**GIVEN EXERCISE:**
Without the pictures, write out all the lines below exactly as they appear.

Start of TASK INPUTS

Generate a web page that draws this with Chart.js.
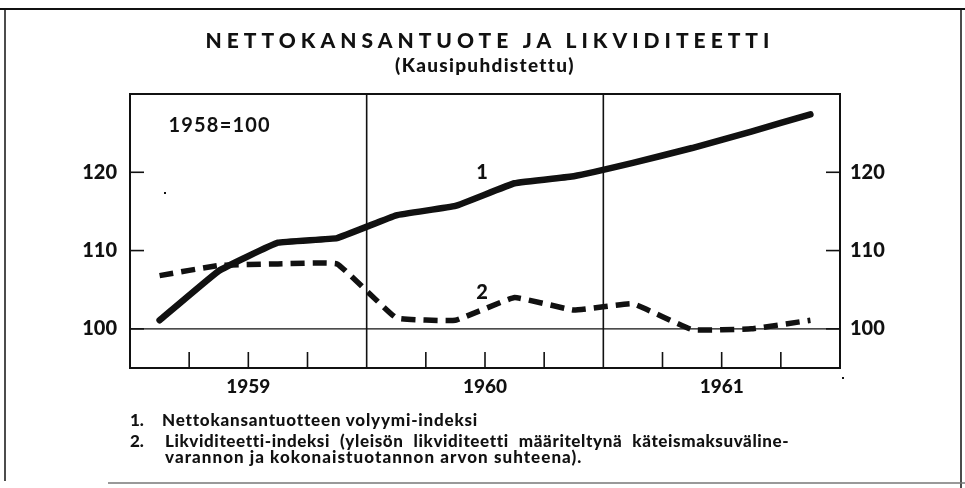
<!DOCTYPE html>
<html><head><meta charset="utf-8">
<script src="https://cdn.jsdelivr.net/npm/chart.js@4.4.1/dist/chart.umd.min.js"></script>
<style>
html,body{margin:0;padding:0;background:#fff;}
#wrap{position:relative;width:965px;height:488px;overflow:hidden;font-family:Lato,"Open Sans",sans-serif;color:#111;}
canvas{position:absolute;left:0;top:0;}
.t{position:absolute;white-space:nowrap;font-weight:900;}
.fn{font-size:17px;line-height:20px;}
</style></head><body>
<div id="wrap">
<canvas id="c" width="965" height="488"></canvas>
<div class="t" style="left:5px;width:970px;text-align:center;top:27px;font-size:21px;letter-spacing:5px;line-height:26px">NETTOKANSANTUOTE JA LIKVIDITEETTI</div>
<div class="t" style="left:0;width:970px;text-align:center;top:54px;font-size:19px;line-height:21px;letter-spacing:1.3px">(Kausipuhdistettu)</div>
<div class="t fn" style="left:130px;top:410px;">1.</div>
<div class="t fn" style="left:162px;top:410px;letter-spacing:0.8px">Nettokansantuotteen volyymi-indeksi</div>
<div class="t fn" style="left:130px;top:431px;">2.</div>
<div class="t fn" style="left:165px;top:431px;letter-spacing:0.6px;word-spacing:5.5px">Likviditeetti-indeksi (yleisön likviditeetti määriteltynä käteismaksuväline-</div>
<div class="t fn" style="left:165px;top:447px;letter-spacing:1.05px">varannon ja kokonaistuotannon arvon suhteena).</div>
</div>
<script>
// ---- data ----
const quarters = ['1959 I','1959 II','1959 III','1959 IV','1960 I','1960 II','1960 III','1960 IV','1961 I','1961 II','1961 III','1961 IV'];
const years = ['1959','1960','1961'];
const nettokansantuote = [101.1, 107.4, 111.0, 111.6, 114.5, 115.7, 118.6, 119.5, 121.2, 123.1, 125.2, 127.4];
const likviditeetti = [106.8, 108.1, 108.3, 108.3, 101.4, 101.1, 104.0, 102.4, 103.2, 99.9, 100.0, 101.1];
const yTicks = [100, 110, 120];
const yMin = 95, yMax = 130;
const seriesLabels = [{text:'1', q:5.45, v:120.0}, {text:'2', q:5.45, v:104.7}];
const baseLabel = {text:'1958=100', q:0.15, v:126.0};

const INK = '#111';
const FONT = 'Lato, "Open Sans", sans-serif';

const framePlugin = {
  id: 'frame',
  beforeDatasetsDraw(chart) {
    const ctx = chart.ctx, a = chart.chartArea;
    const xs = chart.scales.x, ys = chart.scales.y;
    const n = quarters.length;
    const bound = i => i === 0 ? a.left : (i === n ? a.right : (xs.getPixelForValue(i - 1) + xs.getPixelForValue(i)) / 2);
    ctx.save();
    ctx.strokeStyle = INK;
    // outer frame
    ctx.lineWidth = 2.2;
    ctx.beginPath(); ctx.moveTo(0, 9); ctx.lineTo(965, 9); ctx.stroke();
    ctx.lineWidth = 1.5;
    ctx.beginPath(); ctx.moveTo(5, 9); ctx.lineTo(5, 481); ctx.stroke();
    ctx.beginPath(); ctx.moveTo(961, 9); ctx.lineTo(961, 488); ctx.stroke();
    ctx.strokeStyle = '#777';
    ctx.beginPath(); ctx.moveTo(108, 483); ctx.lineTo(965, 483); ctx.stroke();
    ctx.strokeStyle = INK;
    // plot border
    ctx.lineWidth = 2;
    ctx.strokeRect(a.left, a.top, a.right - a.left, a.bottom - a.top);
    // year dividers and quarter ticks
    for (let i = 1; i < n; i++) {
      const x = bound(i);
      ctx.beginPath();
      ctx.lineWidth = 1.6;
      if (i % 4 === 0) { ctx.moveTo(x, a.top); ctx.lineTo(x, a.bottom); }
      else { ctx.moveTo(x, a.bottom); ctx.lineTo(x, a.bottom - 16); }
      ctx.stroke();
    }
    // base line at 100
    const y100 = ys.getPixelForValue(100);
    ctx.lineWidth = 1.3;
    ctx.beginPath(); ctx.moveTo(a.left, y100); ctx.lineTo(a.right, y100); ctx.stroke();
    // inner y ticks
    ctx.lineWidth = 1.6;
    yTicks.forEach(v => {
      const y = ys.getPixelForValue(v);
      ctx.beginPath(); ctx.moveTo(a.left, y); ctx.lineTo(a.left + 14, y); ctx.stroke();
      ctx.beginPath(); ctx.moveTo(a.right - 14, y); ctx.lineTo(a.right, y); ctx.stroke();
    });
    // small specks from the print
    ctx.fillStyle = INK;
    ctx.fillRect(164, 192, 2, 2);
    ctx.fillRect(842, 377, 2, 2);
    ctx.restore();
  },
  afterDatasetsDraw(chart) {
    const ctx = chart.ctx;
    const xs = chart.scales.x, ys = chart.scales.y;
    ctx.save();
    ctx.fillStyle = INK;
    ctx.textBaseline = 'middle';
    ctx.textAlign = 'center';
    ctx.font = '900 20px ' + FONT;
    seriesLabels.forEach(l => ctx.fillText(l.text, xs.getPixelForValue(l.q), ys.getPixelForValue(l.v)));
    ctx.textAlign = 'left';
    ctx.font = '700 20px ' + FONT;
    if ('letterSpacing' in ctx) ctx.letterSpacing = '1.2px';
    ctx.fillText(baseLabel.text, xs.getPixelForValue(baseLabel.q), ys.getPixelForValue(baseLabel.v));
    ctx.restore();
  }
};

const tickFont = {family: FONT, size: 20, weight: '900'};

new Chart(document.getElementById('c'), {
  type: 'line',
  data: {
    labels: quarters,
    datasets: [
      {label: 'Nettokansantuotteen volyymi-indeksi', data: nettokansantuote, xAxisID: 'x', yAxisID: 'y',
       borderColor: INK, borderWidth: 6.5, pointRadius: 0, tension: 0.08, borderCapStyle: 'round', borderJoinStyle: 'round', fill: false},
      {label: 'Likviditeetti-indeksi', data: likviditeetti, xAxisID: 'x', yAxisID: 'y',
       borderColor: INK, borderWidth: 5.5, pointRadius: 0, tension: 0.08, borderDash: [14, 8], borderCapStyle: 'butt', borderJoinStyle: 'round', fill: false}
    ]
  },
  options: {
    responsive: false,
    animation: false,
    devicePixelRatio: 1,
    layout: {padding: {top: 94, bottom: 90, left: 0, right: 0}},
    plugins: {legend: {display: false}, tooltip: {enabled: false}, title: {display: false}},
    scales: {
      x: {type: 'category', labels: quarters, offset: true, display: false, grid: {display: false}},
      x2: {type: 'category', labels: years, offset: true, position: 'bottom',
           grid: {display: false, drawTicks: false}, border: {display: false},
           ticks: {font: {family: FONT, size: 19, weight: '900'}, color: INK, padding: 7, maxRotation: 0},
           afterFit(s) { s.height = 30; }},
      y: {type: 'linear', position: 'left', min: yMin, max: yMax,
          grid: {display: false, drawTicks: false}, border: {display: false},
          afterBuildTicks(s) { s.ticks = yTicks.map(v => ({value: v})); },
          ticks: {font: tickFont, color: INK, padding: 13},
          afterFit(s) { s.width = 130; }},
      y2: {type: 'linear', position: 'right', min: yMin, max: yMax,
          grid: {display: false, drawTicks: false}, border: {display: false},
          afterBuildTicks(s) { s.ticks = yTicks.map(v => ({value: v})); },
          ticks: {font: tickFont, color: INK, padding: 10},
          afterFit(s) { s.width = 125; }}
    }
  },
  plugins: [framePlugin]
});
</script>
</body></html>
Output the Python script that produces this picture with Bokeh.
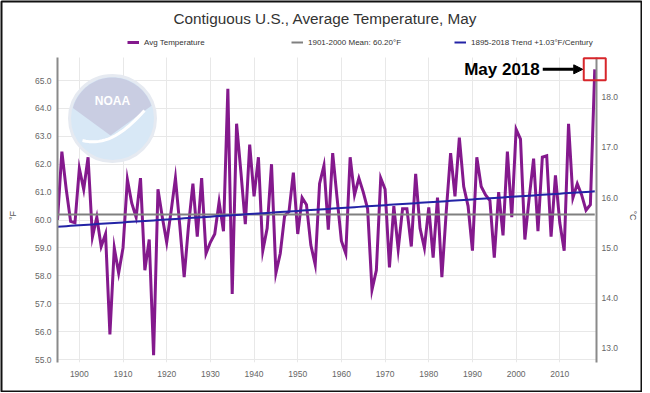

End of TASK INPUTS

**EXERCISE RESULT:**
Generate a web page that draws this with Chart.js.
<!DOCTYPE html>
<html><head><meta charset="utf-8">
<script src="https://cdn.jsdelivr.net/npm/chart.js@4.4.1/dist/chart.umd.min.js"></script>
<style>
html,body{margin:0;padding:0;background:#fff;}
#wrap{position:relative;width:965px;height:488px;overflow:hidden;font-family:Lato,"Open Sans",sans-serif;color:#111;}
canvas{position:absolute;left:0;top:0;}
.t{position:absolute;white-space:nowrap;font-weight:900;}
.fn{font-size:17px;line-height:20px;}
</style></head><body>
<div id="wrap">
<canvas id="c" width="965" height="488"></canvas>
<div class="t" style="left:5px;width:970px;text-align:center;top:27px;font-size:21px;letter-spacing:5px;line-height:26px">NETTOKANSANTUOTE JA LIKVIDITEETTI</div>
<div class="t" style="left:0;width:970px;text-align:center;top:54px;font-size:19px;line-height:21px;letter-spacing:1.3px">(Kausipuhdistettu)</div>
<div class="t fn" style="left:130px;top:410px;">1.</div>
<div class="t fn" style="left:162px;top:410px;letter-spacing:0.8px">Nettokansantuotteen volyymi-indeksi</div>
<div class="t fn" style="left:130px;top:431px;">2.</div>
<div class="t fn" style="left:165px;top:431px;letter-spacing:0.6px;word-spacing:5.5px">Likviditeetti-indeksi (yleisön likviditeetti määriteltynä käteismaksuväline-</div>
<div class="t fn" style="left:165px;top:447px;letter-spacing:1.05px">varannon ja kokonaistuotannon arvon suhteena).</div>
</div>
<script>
// ---- data ----
const quarters = ['1959 I','1959 II','1959 III','1959 IV','1960 I','1960 II','1960 III','1960 IV','1961 I','1961 II','1961 III','1961 IV'];
const years = ['1959','1960','1961'];
const nettokansantuote = [101.1, 107.4, 111.0, 111.6, 114.5, 115.7, 118.6, 119.5, 121.2, 123.1, 125.2, 127.4];
const likviditeetti = [106.8, 108.1, 108.3, 108.3, 101.4, 101.1, 104.0, 102.4, 103.2, 99.9, 100.0, 101.1];
const yTicks = [100, 110, 120];
const yMin = 95, yMax = 130;
const seriesLabels = [{text:'1', q:5.45, v:120.0}, {text:'2', q:5.45, v:104.7}];
const baseLabel = {text:'1958=100', q:0.15, v:126.0};

const INK = '#111';
const FONT = 'Lato, "Open Sans", sans-serif';

const framePlugin = {
  id: 'frame',
  beforeDatasetsDraw(chart) {
    const ctx = chart.ctx, a = chart.chartArea;
    const xs = chart.scales.x, ys = chart.scales.y;
    const n = quarters.length;
    const bound = i => i === 0 ? a.left : (i === n ? a.right : (xs.getPixelForValue(i - 1) + xs.getPixelForValue(i)) / 2);
    ctx.save();
    ctx.strokeStyle = INK;
    // outer frame
    ctx.lineWidth = 2.2;
    ctx.beginPath(); ctx.moveTo(0, 9); ctx.lineTo(965, 9); ctx.stroke();
    ctx.lineWidth = 1.5;
    ctx.beginPath(); ctx.moveTo(5, 9); ctx.lineTo(5, 481); ctx.stroke();
    ctx.beginPath(); ctx.moveTo(961, 9); ctx.lineTo(961, 488); ctx.stroke();
    ctx.strokeStyle = '#777';
    ctx.beginPath(); ctx.moveTo(108, 483); ctx.lineTo(965, 483); ctx.stroke();
    ctx.strokeStyle = INK;
    // plot border
    ctx.lineWidth = 2;
    ctx.strokeRect(a.left, a.top, a.right - a.left, a.bottom - a.top);
    // year dividers and quarter ticks
    for (let i = 1; i < n; i++) {
      const x = bound(i);
      ctx.beginPath();
      ctx.lineWidth = 1.6;
      if (i % 4 === 0) { ctx.moveTo(x, a.top); ctx.lineTo(x, a.bottom); }
      else { ctx.moveTo(x, a.bottom); ctx.lineTo(x, a.bottom - 16); }
      ctx.stroke();
    }
    // base line at 100
    const y100 = ys.getPixelForValue(100);
    ctx.lineWidth = 1.3;
    ctx.beginPath(); ctx.moveTo(a.left, y100); ctx.lineTo(a.right, y100); ctx.stroke();
    // inner y ticks
    ctx.lineWidth = 1.6;
    yTicks.forEach(v => {
      const y = ys.getPixelForValue(v);
      ctx.beginPath(); ctx.moveTo(a.left, y); ctx.lineTo(a.left + 14, y); ctx.stroke();
      ctx.beginPath(); ctx.moveTo(a.right - 14, y); ctx.lineTo(a.right, y); ctx.stroke();
    });
    // small specks from the print
    ctx.fillStyle = INK;
    ctx.fillRect(164, 192, 2, 2);
    ctx.fillRect(842, 377, 2, 2);
    ctx.restore();
  },
  afterDatasetsDraw(chart) {
    const ctx = chart.ctx;
    const xs = chart.scales.x, ys = chart.scales.y;
    ctx.save();
    ctx.fillStyle = INK;
    ctx.textBaseline = 'middle';
    ctx.textAlign = 'center';
    ctx.font = '900 20px ' + FONT;
    seriesLabels.forEach(l => ctx.fillText(l.text, xs.getPixelForValue(l.q), ys.getPixelForValue(l.v)));
    ctx.textAlign = 'left';
    ctx.font = '700 20px ' + FONT;
    if ('letterSpacing' in ctx) ctx.letterSpacing = '1.2px';
    ctx.fillText(baseLabel.text, xs.getPixelForValue(baseLabel.q), ys.getPixelForValue(baseLabel.v));
    ctx.restore();
  }
};

const tickFont = {family: FONT, size: 20, weight: '900'};

new Chart(document.getElementById('c'), {
  type: 'line',
  data: {
    labels: quarters,
    datasets: [
      {label: 'Nettokansantuotteen volyymi-indeksi', data: nettokansantuote, xAxisID: 'x', yAxisID: 'y',
       borderColor: INK, borderWidth: 6.5, pointRadius: 0, tension: 0.08, borderCapStyle: 'round', borderJoinStyle: 'round', fill: false},
      {label: 'Likviditeetti-indeksi', data: likviditeetti, xAxisID: 'x', yAxisID: 'y',
       borderColor: INK, borderWidth: 5.5, pointRadius: 0, tension: 0.08, borderDash: [14, 8], borderCapStyle: 'butt', borderJoinStyle: 'round', fill: false}
    ]
  },
  options: {
    responsive: false,
    animation: false,
    devicePixelRatio: 1,
    layout: {padding: {top: 94, bottom: 90, left: 0, right: 0}},
    plugins: {legend: {display: false}, tooltip: {enabled: false}, title: {display: false}},
    scales: {
      x: {type: 'category', labels: quarters, offset: true, display: false, grid: {display: false}},
      x2: {type: 'category', labels: years, offset: true, position: 'bottom',
           grid: {display: false, drawTicks: false}, border: {display: false},
           ticks: {font: {family: FONT, size: 19, weight: '900'}, color: INK, padding: 7, maxRotation: 0},
           afterFit(s) { s.height = 30; }},
      y: {type: 'linear', position: 'left', min: yMin, max: yMax,
          grid: {display: false, drawTicks: false}, border: {display: false},
          afterBuildTicks(s) { s.ticks = yTicks.map(v => ({value: v})); },
          ticks: {font: tickFont, color: INK, padding: 13},
          afterFit(s) { s.width = 130; }},
      y2: {type: 'linear', position: 'right', min: yMin, max: yMax,
          grid: {display: false, drawTicks: false}, border: {display: false},
          afterBuildTicks(s) { s.ticks = yTicks.map(v => ({value: v})); },
          ticks: {font: tickFont, color: INK, padding: 10},
          afterFit(s) { s.width = 125; }}
    }
  },
  plugins: [framePlugin]
});
</script>
</body></html>
Output the Python script that produces this picture with Bokeh.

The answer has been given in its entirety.